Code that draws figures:
-------

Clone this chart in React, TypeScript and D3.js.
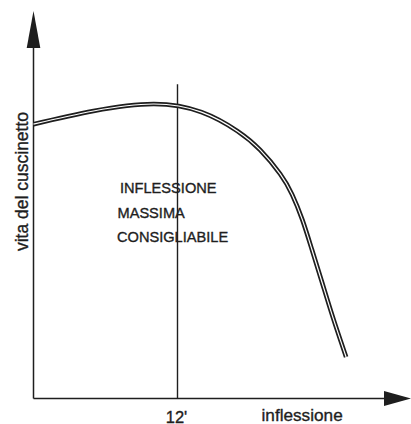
import React from "react";
import * as d3 from "d3";

const inflection = [0, 5, 10, 14, 17, 18.9, 20.55, 21.55, 22.4, 23.2, 24.05, 24.95, 26.05];
const life = [70.7, 74.1, 75.9, 73.8, 68.9, 64.0, 57.9, 52.6, 46.1, 38.4, 29.9, 20.9, 10.7];
const limitValue = 12;
const limitTop = 81;
const limitTickLabel = "12'";
const xAxisTitle = "inflessione";
const yAxisTitle = "vita del cuscinetto";
const noteLines = ["INFLESSIONE", "MASSIMA", "CONSIGLIABILE"];

const W = 411;
const H = 424;

export default function App() {
  const x = d3.scaleLinear().domain([0, 32]).range([33.5, 417.5]);
  const y = d3.scaleLinear().domain([0, 100]).range([398.5, 10.5]);

  const pts: [number, number][] = inflection.map((v, i) => [v, life[i]]);
  const line = d3
    .line<[number, number]>()
    .x((d) => x(d[0]))
    .y((d) => y(d[1]))
    .curve(d3.curveNatural);
  const path = line(pts) || "";

  const x0 = x(0);
  const y0 = y(0);
  const yTip = 11;
  const yBase = 48;
  const xTip = 411;
  const xBase = 384;
  const ink = "#1e1e1e";
  const font = "'Liberation Sans', Arial, Helvetica, sans-serif";
  const textStroke = { stroke: ink, strokeWidth: 0.35 };

  return (
    <svg
      width={W}
      height={H}
      viewBox={`0 0 ${W} ${H}`}
      style={{ position: "absolute", left: 0, top: 0, background: "#fff", display: "block" }}
    >
      {/* axes */}
      <line x1={x0} y1={y0} x2={x0} y2={yBase} stroke={ink} strokeWidth={1.5} />
      <line x1={x0} y1={y0} x2={xBase} y2={y0} stroke={ink} strokeWidth={1.5} />
      <path
        d={`M${x0},${yTip} L${x0 - 6.8},${yBase} L${x0 + 6.8},${yBase} Z`}
        fill={ink}
      />
      <path
        d={`M${xTip},${y0} L${xBase},${y0 - 7.5} L${xBase},${y0 + 7.5} Z`}
        fill={ink}
      />
      {/* limit line */}
      <line
        x1={x(limitValue)}
        y1={y(0)}
        x2={x(limitValue)}
        y2={y(limitTop)}
        stroke={ink}
        strokeWidth={1.4}
      />
      {/* double curve */}
      <path d={path} fill="none" stroke={ink} strokeWidth={4.6} strokeLinecap="butt" />
      <path d={path} fill="none" stroke="#fff" strokeWidth={1.2} strokeLinecap="butt" />
      {/* note */}
      <g fontFamily={font} fontSize={14.6} fill={ink} {...textStroke}>
        <text x={120} y={193}>{noteLines[0]}</text>
        <text x={117.5} y={218}>{noteLines[1]}</text>
        <text x={117} y={242}>{noteLines[2]}</text>
      </g>
      {/* axis labels */}
      <text
        x={x(limitValue) - 1}
        y={422.5}
        textAnchor="middle"
        fontFamily={font}
        fontSize={16.5}
        fill={ink}
        {...textStroke}
      >
        {limitTickLabel}
      </text>
      <text x={261.5} y={420.5} fontFamily={font} fontSize={17.2} fill={ink} {...textStroke}>
        {xAxisTitle}
      </text>
      <text
        transform={`translate(28,181.5) rotate(-90)`}
        textAnchor="middle"
        fontFamily={font}
        fontSize={17.5}
        fill={ink}
        {...textStroke}
      >
        {yAxisTitle}
      </text>
    </svg>
  );
}
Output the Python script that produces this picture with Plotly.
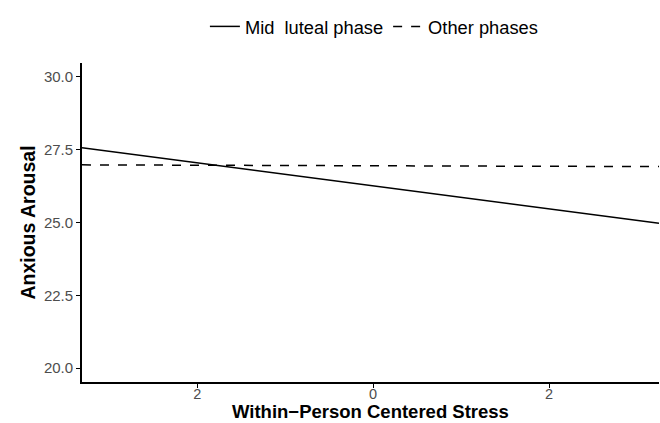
import plotly.graph_objects as go

x_vals = [-3.31, 3.25]
mid_luteal = [27.57, 24.97]
other_phases = [26.98, 26.92]
x_tickvals = [-2, 0, 2]
x_ticktext = ["2", "0", "2"]
y_tickvals = [20.0, 22.5, 25.0, 27.5, 30.0]
y_ticktext = ["20.0", "22.5", "25.0", "27.5", "30.0"]
x_title = "Within\u2212Person Centered Stress"
y_title = "Anxious Arousal"

fig = go.Figure()
fig.add_trace(go.Scatter(x=x_vals, y=mid_luteal, mode="lines", name="Mid  luteal phase",
                         line=dict(color="black", width=1.5, dash="solid")))
fig.add_trace(go.Scatter(x=x_vals, y=other_phases, mode="lines", name="Other phases",
                         line=dict(color="black", width=1.5, dash="dash")))

font_family = "Liberation Sans, Arial, Helvetica, sans-serif"
fig.update_layout(
    width=660, height=423,
    paper_bgcolor="white", plot_bgcolor="white",
    margin=dict(l=82, r=1, t=63, b=41, autoexpand=False),
    font=dict(family=font_family, color="black", size=15),
    showlegend=True,
    legend=dict(orientation="h", x=0.213, xanchor="left", y=(423 - 8) / 423, yref="container",
                yanchor="top", font=dict(size=18.3, color="black"),
                tracegroupgap=0, traceorder="normal", bgcolor="rgba(0,0,0,0)"),
    xaxis=dict(range=[-3.31, 3.25], tickvals=x_tickvals, ticktext=x_ticktext, automargin=False,
               showgrid=False, zeroline=False, showline=True, linecolor="black", linewidth=1.8,
               ticks="outside", ticklen=4, tickcolor="black", tickwidth=1.2,
               ticklabelstandoff=-6,
               tickfont=dict(size=14.5, color="#4d4d4d")),
    yaxis=dict(range=[19.52, 30.48], tickvals=y_tickvals, ticktext=y_ticktext, automargin=False,
               showgrid=False, zeroline=False, showline=True, linecolor="black", linewidth=1.8,
               ticks="outside", ticklen=4, tickcolor="black", tickwidth=1.2,
               tickfont=dict(size=15, color="#4d4d4d"),
               title=dict(text="<b>" + y_title + "</b>", font=dict(size=19.5), standoff=3)),
)
fig.add_annotation(text="<b>" + x_title + "</b>", xref="paper", yref="paper",
                   x=0.5, y=(382 - 411) / 319, xanchor="center", yanchor="middle",
                   showarrow=False, font=dict(size=18.5, color="black"))

fig.write_html("out.html", config={"displayModeBar": False},
               post_script="document.body.style.margin='0';")
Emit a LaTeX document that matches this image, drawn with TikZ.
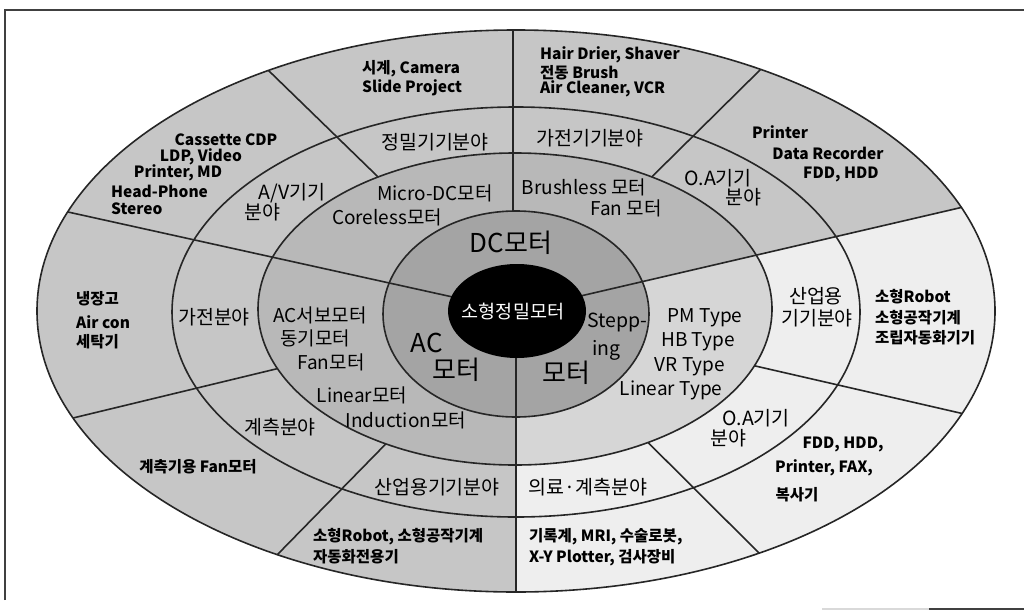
\documentclass[tikz,border=0pt]{standalone}
\usepackage{fontspec}
\setmainfont{Noto Sans CJK KR}
\usetikzlibrary{calc}
\definecolor{gcol}{HTML}{C6C6C6}
\definecolor{lcol}{HTML}{EEEEEE}
\definecolor{mtwo}{HTML}{B8B8B8}
\definecolor{mtwol}{HTML}{D6D6D6}
\definecolor{mone}{HTML}{A4A4A4}
\begin{document}
\begin{tikzpicture}[x=1pt,y=-1pt,
  ob/.style={font=\bfseries\fontsize{15.5}{15.5}\selectfont, inner sep=0pt},
  fld/.style={font=\fontsize{19.5}{19.5}\selectfont, inner sep=0pt},
  mot/.style={font=\fontsize{19}{19}\selectfont, inner sep=0pt},
  big/.style={font=\fontsize{26}{26}\selectfont, inner sep=0pt},
  ray/.style={line width=1.6pt, draw=black!85},
  ring/.style={line width=1.6pt, draw=black!85},
  frame/.style={line width=1.5pt, draw=black!75}
]
\useasboundingbox (0,0) rectangle (1024,610);
% centre and ray targets
\coordinate (C) at (516,311);
\coordinate (rTop) at (513,211);
\coordinate (rTopEnd) at (513,0);
\coordinate (rBot) at (516,700);
\coordinate (r3) at (68,212);
\coordinate (r4) at (959,208);
\coordinate (r5) at (268,70);
\coordinate (r6) at (760,70);
\coordinate (r7) at (73,418);
\coordinate (r8) at (277,555);
\coordinate (r9) at (759,553);
\coordinate (r10) at (960,413);
% frame
\draw[frame] (5,600) -- (5,10) -- (1024,10);
\draw[line width=1.5pt, black!15] (822,609) -- (929,609);
\draw[frame] (929,609) -- (1024,609);
% outer fills
\fill[gcol] (516,311) ellipse [x radius=479, y radius=281];
\begin{scope}
  \clip (516,311) ellipse [x radius=479, y radius=281];
  \fill[lcol] (C) -- ($(C)!3!(r4)$) -- (1900,800) -- (516,800) -- cycle;
  \foreach \p in {r5,r6,r7,r8,r9,r10} \draw[ray] (C) -- ($(C)!1.2!(\p)$);
\end{scope}
% ring 2 fills
\fill[mtwo] (515,309) ellipse [x radius=257, y radius=156];
\begin{scope}
  \clip (515,309) ellipse [x radius=257, y radius=156];
  \fill[mtwol] (C) -- ($(C)!3!(r4)$) -- (1900,800) -- (516,800) -- cycle;
\end{scope}
% ring 1 fill
\fill[mone] (516,314) ellipse [x radius=133, y radius=103];
% rays through inner rings
\begin{scope}
  \clip (516,311) ellipse [x radius=479, y radius=281];
  \draw[ray] (rTop) -- (rTopEnd);
  \draw[ray] (C) -- ($(C)!1.2!(r3)$);
  \draw[ray] (C) -- ($(C)!1.2!(r4)$);
  \draw[ray] (C) -- (rBot);
\end{scope}
% centre
\fill[black] (517,311) ellipse [x radius=69, y radius=47];
% outlines
\draw[ring] (516,314) ellipse [x radius=133, y radius=103];
\draw[ring] (515,309) ellipse [x radius=257, y radius=156];
\draw[ring] (516,312) ellipse [x radius=344, y radius=205];
\draw[ring] (516,311) ellipse [x radius=479, y radius=281];
% centre texts
\node[font=\fontsize{18.5}{18.5}\selectfont, text=white, inner sep=0pt] (ctr) at (513,312) {소형정밀모터};
\node[big] (dc) at (511,243) {DC모터};
\node[big] (ac1) at (427,343) {AC};
\node[big] (ac2) at (456,370) {모터};
\node[font=\fontsize{19.5}{19.5}\selectfont, inner sep=0pt, anchor=west] (st1) at (587,322) {Stepp-};
\node[font=\fontsize{19.5}{19.5}\selectfont, inner sep=0pt, anchor=west] (st2) at (592,350) {ing};
\node[big] (st3) at (566,373) {모터};
% ring 2 texts
\node[mot] (m1) at (435,193) {Micro-DC모터};
\node[mot] (m2) at (387,217) {Coreless모터};
\node[mot] (m3) at (584,187) {Brushless 모터};
\node[mot] (m4) at (626,208) {Fan 모터};
\node[mot] (m5) at (320,315) {AC서보모터};
\node[mot] (m6) at (315,338) {동기모터};
\node[mot] (m7) at (331,362) {Fan모터};
\node[mot] (m8) at (362,395) {Linear모터};
\node[mot] (m9) at (406,420) {Induction모터};
\node[mot] (m10) at (705,318) {PM Type};
\node[mot] (m11) at (698,342) {HB Type};
\node[mot] (m12) at (690,367) {VR Type};
\node[mot] (m13) at (671,390) {Linear Type};
% ring 3 texts
\node[fld] (f1) at (435,142) {정밀기기분야};
\node[fld] (f2) at (590,138) {가전기기분야};
\node[fld] (f3) at (718,178) {O.A기기};
\node[fld] (f4) at (743,197) {분야};
\node[fld] (f5) at (292,193) {A/V기기};
\node[fld] (f6) at (262,212) {분야};
\node[fld] (f7) at (214,317) {가전분야};
\node[fld] (f8) at (280,427) {계측분야};
\node[fld] (f9) at (437,487) {산업용기기분야};
\node[fld] (f10) at (588,487) {의료·계측분야};
\node[fld] (f11) at (756,418) {O.A기기};
\node[fld] (f12) at (728,438) {분야};
\node[fld] (f13) at (816,296) {산업용};
\node[fld] (f14) at (817,318) {기기분야};
% outer texts
\node[ob, anchor=west] (o1) at (362,69) {시계, Camera};
\node[ob, anchor=west] (o2) at (362,88) {Slide Project};
\node[ob, anchor=west] (o3) at (540,55) {Hair Drier, Shaver};
\node[ob, anchor=west] (o4) at (540,73) {전동 Brush};
\node[ob, anchor=west] (o5) at (540,89) {Air Cleaner, VCR};
\node[ob] (o6) at (780,132) {Printer};
\node[ob] (o7) at (828,153) {Data Recorder};
\node[ob] (o8) at (841,174) {FDD, HDD};
\node[ob] (o9) at (226,140) {Cassette CDP};
\node[ob] (o10) at (201,157) {LDP, Video};
\node[ob] (o11) at (178,173) {Printer, MD};
\node[ob, anchor=west] (o12) at (111,191) {Head-Phone};
\node[ob, anchor=west] (o13) at (111,209) {Stereo};
\node[ob, anchor=west] (o14) at (76,299) {냉장고};
\node[ob, anchor=west] (o15) at (76,322) {Air con};
\node[ob, anchor=west] (o16) at (76,342) {세탁기};
\node[ob] (o17) at (198,467) {계측기용 Fan모터};
\node[ob, anchor=west] (o18) at (313,537) {소형Robot, 소형공작기계};
\node[ob, anchor=west] (o19) at (313,557) {자동화전용기};
\node[ob, anchor=west] (o20) at (529,537) {기록계, MRI, 수술로봇,};
\node[ob, anchor=west] (o21) at (529,558) {X-Y Plotter, 검사장비};
\node[ob] (o22) at (843,444) {FDD, HDD,};
\node[ob] (o23) at (824,468) {Printer, FAX,};
\node[ob] (o24) at (797,495) {복사기};
\node[ob, anchor=west] (o25) at (875,297) {소형Robot};
\node[ob, anchor=west] (o26) at (875,318) {소형공작기계};
\node[ob, anchor=west] (o27) at (875,338) {조립자동화기기};
\end{tikzpicture}
\end{document}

-------

_Given request_
Give back exactly the lines from the top of the records to the line containing "ink, strokeWidth: 0.35", both included, and no pictures.

_Complete answer_
Clone this chart in React, TypeScript and D3.js.
import React from "react";
import * as d3 from "d3";

const inflection = [0, 5, 10, 14, 17, 18.9, 20.55, 21.55, 22.4, 23.2, 24.05, 24.95, 26.05];
const life = [70.7, 74.1, 75.9, 73.8, 68.9, 64.0, 57.9, 52.6, 46.1, 38.4, 29.9, 20.9, 10.7];
const limitValue = 12;
const limitTop = 81;
const limitTickLabel = "12'";
const xAxisTitle = "inflessione";
const yAxisTitle = "vita del cuscinetto";
const noteLines = ["INFLESSIONE", "MASSIMA", "CONSIGLIABILE"];

const W = 411;
const H = 424;

export default function App() {
  const x = d3.scaleLinear().domain([0, 32]).range([33.5, 417.5]);
  const y = d3.scaleLinear().domain([0, 100]).range([398.5, 10.5]);

  const pts: [number, number][] = inflection.map((v, i) => [v, life[i]]);
  const line = d3
    .line<[number, number]>()
    .x((d) => x(d[0]))
    .y((d) => y(d[1]))
    .curve(d3.curveNatural);
  const path = line(pts) || "";

  const x0 = x(0);
  const y0 = y(0);
  const yTip = 11;
  const yBase = 48;
  const xTip = 411;
  const xBase = 384;
  const ink = "#1e1e1e";
  const font = "'Liberation Sans', Arial, Helvetica, sans-serif";
  const textStroke = { stroke: ink, strokeWidth: 0.35 };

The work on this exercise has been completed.